Often, the balance in this dynamic is found by finding meaningful ways to measure to benefits of exploring a new approach and by discussing risk.
Consider, when discussing an approach, how the blast radius of unforeseen consequences could be limited ? If using a new language, can it be limited to a small subsystem and evaluated over time ? Do we have a fallback mechanism if problems occur ( e.g. feature switches or canaries ) ? How quickly can we reduce the uncertainty around a problem and how ? Performance tests ? A/B tests ?
4. What dependencies does this create for the team ?
Build systems, code libraries, frameworks, languages, cloud-provided services, these all create dependencies and constraints for the team. Spending time deliberately discussing these dependencies can help to identify pitfalls that may manifest over longer timelines in a software system. When discussing dependencies, consider:
- Whether cloud services establish ‘version-locks’ on the oss-libraries, and whether this is acceptable for your team ( e.g. EMR and Spark )
- Licensing model for new dependencies, engineering support, community and velocity. Will any costs paid for a dependency scale as the system grows ? Is there enough support in the community and enough development happening on a core library ?
- How opinionated is a framework ? Frameworks that are overly prescriptive may not be suitable for systems which have monolithic properties. Discuss how the scope of a problem is likely to change over time, and whether the framework facilitates the intended growth.
Be conscious of the positive and negative freedoms when making decisions.
- Positive freedom — The freedom to do something, e.g. to choose the programming language you prefer
- Negative freedom — The freedom from things happening to you, e.g. the freedom from having to support additional programming languages (even if others would prefer to use them).
Remember the next generation of your team, who will have to own the decisions you make today, and be kind to them.
5. How are we affecting the cognitive load of the team?
Supporting autonomy and mastery in a team can be a question of providing well defined, correctly sized responsibilities and boundaries. Try to be conscious of this when making decisions that affect this boundaries and be mindful of overloading the team. It may be practical to rebuild a component in the team, vs a more limited off-the-shelf solution, but does it overburden the team in terms of maintenance and cognitive load ?
Here are some common ways that the cognitive load of a team is over-encumbered by tactical engineering decisions:
- Too much in-housing of software owned and operated by the team. E.g. ‘we rolled our own configuration service’ or ‘we rolled our own scheduler’. Know what’s a commodity, and what function only your team can perform.

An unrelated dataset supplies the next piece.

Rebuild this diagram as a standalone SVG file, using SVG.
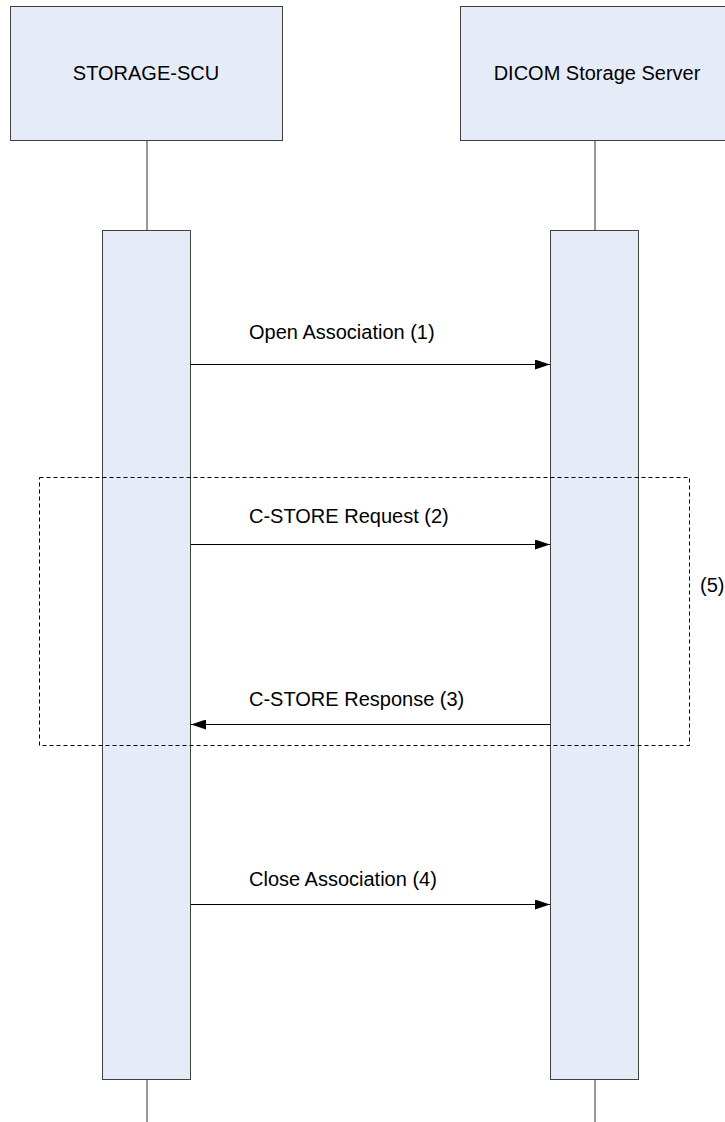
<svg xmlns="http://www.w3.org/2000/svg" width="725" height="1122" viewBox="0 0 725 1122">
<style>
.box{fill:#E6ECF7;stroke:#404040;stroke-width:1}
.life{stroke:#303030;stroke-width:1;fill:none}
.msg{stroke:#000;stroke-width:1;fill:none}
.frame{fill:none;stroke:#000;stroke-width:1;stroke-dasharray:4,3}
text{font-family:"Liberation Sans",Arial,sans-serif;font-size:20px;fill:#000}
</style>
<defs>
<marker id="ah" viewBox="0 0 15 10" refX="15" refY="5" markerWidth="15" markerHeight="10" markerUnits="userSpaceOnUse" orient="auto">
<path d="M0,0 L15,5 L0,10 z" fill="#000"/>
</marker>
</defs>
<rect width="725" height="1122" fill="#fff"/>
<g id="lifelines">
<line class="life" x1="147" y1="140" x2="147" y2="1122"/>
<line class="life" x1="595" y1="140" x2="595" y2="1122"/>
</g>
<g id="storage-scu">
<rect class="box" x="10.5" y="6.5" width="272" height="134"/>
<text x="146" y="80" text-anchor="middle">STORAGE-SCU</text>
</g>
<g id="dicom-server">
<rect class="box" x="460.5" y="6.5" width="272" height="134"/>
<text x="597" y="80" text-anchor="middle">DICOM Storage Server</text>
</g>
<g id="activation-scu">
<rect class="box" x="102.5" y="230.5" width="88" height="849"/>
</g>
<g id="activation-server">
<rect class="box" x="550.5" y="230.5" width="88" height="849"/>
</g>
<g id="loop-frame">
<rect class="frame" x="39.5" y="477.5" width="650" height="268"/>
<text x="700" y="592">(5)</text>
</g>
<g id="connectors">
<line class="msg" x1="191" y1="364.5" x2="550" y2="364.5" marker-end="url(#ah)"/>
<line class="msg" x1="191" y1="544.5" x2="550" y2="544.5" marker-end="url(#ah)"/>
<line class="msg" x1="550" y1="724.5" x2="191" y2="724.5" marker-end="url(#ah)"/>
<line class="msg" x1="191" y1="904.5" x2="550" y2="904.5" marker-end="url(#ah)"/>
</g>
<g id="labels">
<text x="249" y="339">Open Association (1)</text>
<text x="249" y="523">C-STORE Request (2)</text>
<text x="249" y="706">C-STORE Response (3)</text>
<text x="249" y="886">Close Association (4)</text>
</g>
</svg>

- Too many different ways of achieving the same thing. For example using ECS & EKS at the same time.
- Proliferation of programming languages. Yes certain languages are better at specific problems, but each language takes time to master. Keep the number of languages in use appropriate to your team size.
This is in addition to the cognitive load overhead that stems from software design-related choices. Try to limit the number of ‘exploration’ activities that are in-flight at the same time, to avoid falling into prototype ‘bake-off’ with little value being generated ( note: this applies more to value-stream aligned teams, for enabling/facilitating teams this can make sense ).
Conclusion
Being deliberate in your discussions around complexity, and applying structure to these discussions, can help establish a design ritual that is satisfying, engaging and valuable.
These questions are proposed as non-prescriptive questions, there are certainly others that are valuable to ask, to help guide recurring discussions around architecture and approach. The goal is to continuously improve the quality of design discussions over time.
If these conversations are not common in your team, or you think they could benefit from fresh direction, why not try them at your next meeting? I would enjoy hearing feedback about what worked and what could be improved.